If you didn’t already know, the “NFL goes to Europe” campaign has been a failure, most recently with the San Francisco Giants and Denver Broncos at Wembley Stadium in London this month. Also, if you didn’t know that, shame on you for not reading my blog. Even at the fourth attempt at increasing American football’s popularity across the pond, the games are more like a carnival attraction than a sporting event. The sport just doesn’t translate in Europe, but why?
In the early 1990s, American sports executives saw the technological, cultural and most economic potential of globalizing their sport. This happened with the NFL, NBA and the NHL and MLB to some degree. Two decades later, there has been little success. What those executives didn’t expect was the boomerang effect. For example, while basketball was being pushed in Beijing and American football in Great Britain, soccer became popular in America and wealthy American investors started putting capital into English clubs like Manchester United, Aston Villa and Liverpool. Malcolm Glazer and his family, who own the Tampa Bay Buccaneers NFL team, have controlling stake in United. Randy Lerner owns the Cleveland Browns NFL team (who knows why?) and Villa. John Henry and Tom Werner own the Boston Red Sox MLB team and Liverpool.

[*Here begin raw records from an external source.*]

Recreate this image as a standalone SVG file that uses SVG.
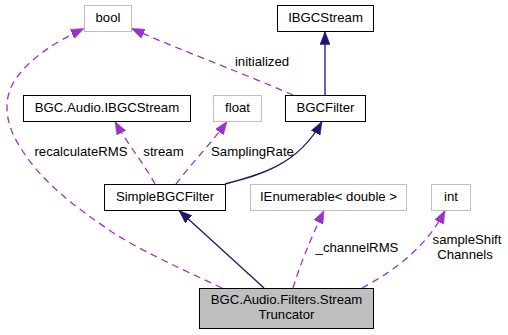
<svg xmlns="http://www.w3.org/2000/svg" width="508" height="335" viewBox="0 0 508 335">
  <style>
    .box { fill: #ffffff; stroke: #000000; stroke-width: 1; }
    .ext { fill: #ffffff; stroke: #bfbfbf; stroke-width: 1; }
    .cur { fill: #bfbfbf; stroke: #000000; stroke-width: 1; }
    text { font-family: "Liberation Sans", Arial, Helvetica, sans-serif; font-size: 13.2px; fill: #000000; text-anchor: middle; }
    .inh { fill: none; stroke: #191970; stroke-width: 1.3; }
    .use { fill: none; stroke: #9a32cd; stroke-width: 1.3; stroke-dasharray: 7,5; }
  </style>
  <defs>
    <marker id="navyHead" viewBox="0 0 13 10" refX="13" refY="5" markerWidth="13" markerHeight="10" markerUnits="userSpaceOnUse" orient="auto">
      <path d="M0,0 L13,5 L0,10 z" fill="#191970" stroke="#191970" stroke-width="0.5"/>
    </marker>
    <marker id="purpleHead" viewBox="0 0 13 10" refX="13" refY="5" markerWidth="13" markerHeight="10" markerUnits="userSpaceOnUse" orient="auto">
      <path d="M0,0 L13,5 L0,10 z" fill="#9a32cd" stroke="#9a32cd" stroke-width="0.5"/>
    </marker>
  </defs>

  <!-- connectors -->
  <g id="edges">
    <path class="inh" d="M325,95 L325,31.5" marker-end="url(#navyHead)"/>
    <path class="inh" d="M225,184 C260,175 298,165 322,121.5" marker-end="url(#navyHead)"/>
    <path class="inh" d="M264,288 L179,210.5" marker-end="url(#navyHead)"/>

    <path class="use" d="M222,288 C175,266 140,250 112,232 C75,207 42,182 22,150 C5,125 2,100 15,80 C30,58 55,42 84,28.5" marker-end="url(#purpleHead)"/>
    <path class="use" d="M293,95 C240,72 180,50 131.5,28.5" marker-end="url(#purpleHead)"/>
    <path class="use" d="M155,184 C145,165 128,145 115,121.5" marker-end="url(#purpleHead)"/>
    <path class="use" d="M176,184 C190,165 210,145 227,121.5" marker-end="url(#purpleHead)"/>
    <path class="use" d="M293,288 C300,265 310,240 324,210.5" marker-end="url(#purpleHead)"/>
    <path class="use" d="M362,288 C390,273 425,250 445,210.5" marker-end="url(#purpleHead)"/>

    <text x="81" y="156">recalculateRMS</text>
    <text x="262" y="66">initialized</text>
    <text x="163.5" y="156">stream</text>
    <text x="252.5" y="156">SamplingRate</text>
    <text x="357" y="252">_channelRMS</text>
    <text x="467" y="244">sampleShift</text>
    <text x="465" y="259">Channels</text>
  </g>

  <g id="node-bool">
    <rect class="ext" x="84.5" y="5.5" width="47" height="26"/>
    <text x="108" y="22">bool</text>
  </g>
  <g id="node-IBGCStream">
    <rect class="box" x="277.5" y="5.5" width="96" height="26"/>
    <text x="325.5" y="22">IBGCStream</text>
  </g>
  <g id="node-BGC-Audio-IBGCStream">
    <rect class="box" x="23.5" y="95.5" width="167" height="26"/>
    <text x="107" y="112">BGC.Audio.IBGCStream</text>
  </g>
  <g id="node-float">
    <rect class="ext" x="213.5" y="95.5" width="48" height="26"/>
    <text x="237.5" y="112">float</text>
  </g>
  <g id="node-BGCFilter">
    <rect class="box" x="285.5" y="95.5" width="80" height="26"/>
    <text x="325.5" y="112">BGCFilter</text>
  </g>
  <g id="node-SimpleBGCFilter">
    <rect class="box" x="104.5" y="184.5" width="121" height="26"/>
    <text x="165" y="201">SimpleBGCFilter</text>
  </g>
  <g id="node-IEnumerable">
    <rect class="ext" x="250.5" y="184.5" width="156" height="26"/>
    <text x="328.5" y="201">IEnumerable&lt; double &gt;</text>
  </g>
  <g id="node-int">
    <rect class="ext" x="431.5" y="184.5" width="39" height="26"/>
    <text x="451" y="201">int</text>
  </g>
  <g id="node-StreamTruncator">
    <rect class="cur" x="199.5" y="288.5" width="174" height="40"/>
    <text x="286.5" y="303.5">BGC.Audio.Filters.Stream</text>
    <text x="286.5" y="318.5">Truncator</text>
  </g>
</svg>
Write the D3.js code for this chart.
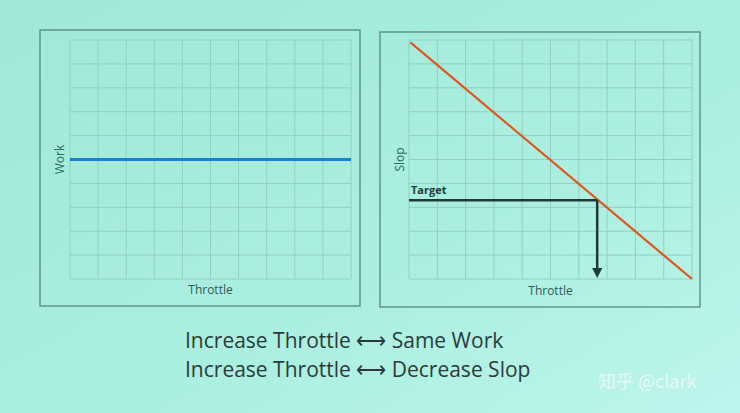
<!DOCTYPE html>
<html><head><meta charset="utf-8">
<script src="https://cdn.jsdelivr.net/npm/d3@7"></script>
<style>body{margin:0;overflow:hidden}</style>
</head><body>
<svg id="c" width="740" height="413"></svg>
<script>
// chart values
const gridTicks = d3.range(0, 11);          // 10 x 10 grid
const workLine = [[0, 5], [10, 5]];         // flat work
const slopLine = [[0.05, 9.9], [10, 0]];    // decreasing slop
const target = 3.3;
const targetThrottle = 6.65;
const captions = ["Increase Throttle \u27F7 Same Work", "Increase Throttle \u27F7 Decrease Slop"];

const svg = d3.select('#c');
const defs = svg.append('defs');
const bg = defs.append('linearGradient').attr('id', 'bg').attr('x1', 0).attr('x2', 1).attr('y1', 0).attr('y2', 1);
bg.append('stop').attr('offset', 0).attr('stop-color', '#a0e8d6');
bg.append('stop').attr('offset', 0.6).attr('stop-color', '#abefe0');
bg.append('stop').attr('offset', 1).attr('stop-color', '#bdf5ec');
svg.append('rect').attr('width', 740).attr('height', 413).attr('fill', 'url(#bg)');

defs.append('marker').attr('id', 'arr').attr('viewBox', '0 0 10 10').attr('refX', 5).attr('refY', 5)
  .attr('markerWidth', 4).attr('markerHeight', 4).attr('orient', 'auto')
  .append('path').attr('d', 'M0,0L10,5L0,10Z').attr('fill', '#1e3a34');

function panel(box, plot, yLabel) {
  svg.append('rect').attr('x', box.x).attr('y', box.y).attr('width', box.w).attr('height', box.h)
    .attr('fill', 'none').attr('stroke', '#4f7f78').attr('stroke-width', 1.2);
  const x = d3.scaleLinear().domain([0, 10]).range([plot.x0, plot.x1]);
  const y = d3.scaleLinear().domain([0, 10]).range([plot.y1, plot.y0]);
  const g = svg.append('g');
  g.selectAll('.v').data(gridTicks).join('line')
    .attr('x1', d => x(d)).attr('x2', d => x(d)).attr('y1', y(0)).attr('y2', y(10))
    .attr('stroke', '#90d0c2').attr('stroke-width', 1);
  g.selectAll('.h').data(gridTicks).join('line')
    .attr('y1', d => y(d)).attr('y2', d => y(d)).attr('x1', x(0)).attr('x2', x(10))
    .attr('stroke', '#90d0c2').attr('stroke-width', 1);
  svg.append('text').attr('x', (plot.x0 + plot.x1) / 2).attr('y', box.y + box.h - 12)
    .attr('text-anchor', 'middle').attr('font-family', 'Open Sans, sans-serif').attr('font-size', 12)
    .attr('fill', '#2e5a55').text('Throttle');
  svg.append('text').attr('transform', `translate(${box.x + 24},${(plot.y0 + plot.y1) / 2}) rotate(-90)`)
    .attr('text-anchor', 'middle').attr('font-family', 'Open Sans, sans-serif').attr('font-size', 12)
    .attr('fill', '#2e6a64').text(yLabel);
  return {x, y};
}

const line = (s) => d3.line().x(d => s.x(d[0])).y(d => s.y(d[1]));

const L = panel({x: 40, y: 30, w: 320, h: 276}, {x0: 70, x1: 351, y0: 40, y1: 279}, 'Work');
svg.append('path').datum(workLine).attr('d', line(L)).attr('stroke', '#1b7fd6').attr('stroke-width', 3).attr('fill', 'none');

const R = panel({x: 380, y: 32, w: 320, h: 275}, {x0: 409, x1: 692, y0: 40, y1: 279}, 'Slop');
svg.append('path').datum(slopLine).attr('d', line(R)).attr('stroke', '#e0561c').attr('stroke-width', 2.2).attr('fill', 'none');
svg.append('path').datum([[0, target], [targetThrottle, target]]).attr('d', line(R))
  .attr('stroke', '#1e3a34').attr('stroke-width', 2.5).attr('fill', 'none');
svg.append('line').attr('x1', R.x(targetThrottle)).attr('x2', R.x(targetThrottle))
  .attr('y1', R.y(target)).attr('y2', R.y(0) - 6)
  .attr('stroke', '#1e3a34').attr('stroke-width', 2.5).attr('marker-end', 'url(#arr)');
svg.append('text').attr('x', R.x(0) + 2).attr('y', R.y(target) - 6)
  .attr('font-family', 'Open Sans, sans-serif').attr('font-weight', 'bold').attr('font-size', 11)
  .attr('fill', '#1e3a34').text('Target');

svg.selectAll('.cap').data(captions).join('text')
  .attr('x', 185).attr('y', (d, i) => 348 + i * 29)
  .attr('font-family', 'Open Sans, sans-serif').attr('font-size', 21).attr('fill', '#2a3a38')
  .text(d => d);

svg.append('text').attr('x', 598).attr('y', 388)
  .attr('font-family', 'Noto Sans CJK SC, sans-serif').attr('font-size', 18)
  .attr('fill', '#eefaf7').attr('opacity', 0.9).text('知乎 @clark');
</script>
</body></html>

The rise of American stake in European football has counteracted the globalization of their own sports. NFL Europa, an experiment to export America’s most passionate pastime overseas, ended in 2007 after a 15-year struggle to make a profit. When you hear that the Super Bowl is “the greatest show on Earth,” don’t believe it. An annual survey by Initiative Futures Sports and Entertainment showed the 2009 Super Bowl was beaten by many other sporting events like the Champions League final. The World Cup and Olympics regularly beat the Super Bowl. A global audience of 162 million tuned into last year’s Super Bowl, but you can’t really call it global when the majority of viewers were in the United States, Canada and Mexico. Don’t expect American football to reach much past North America.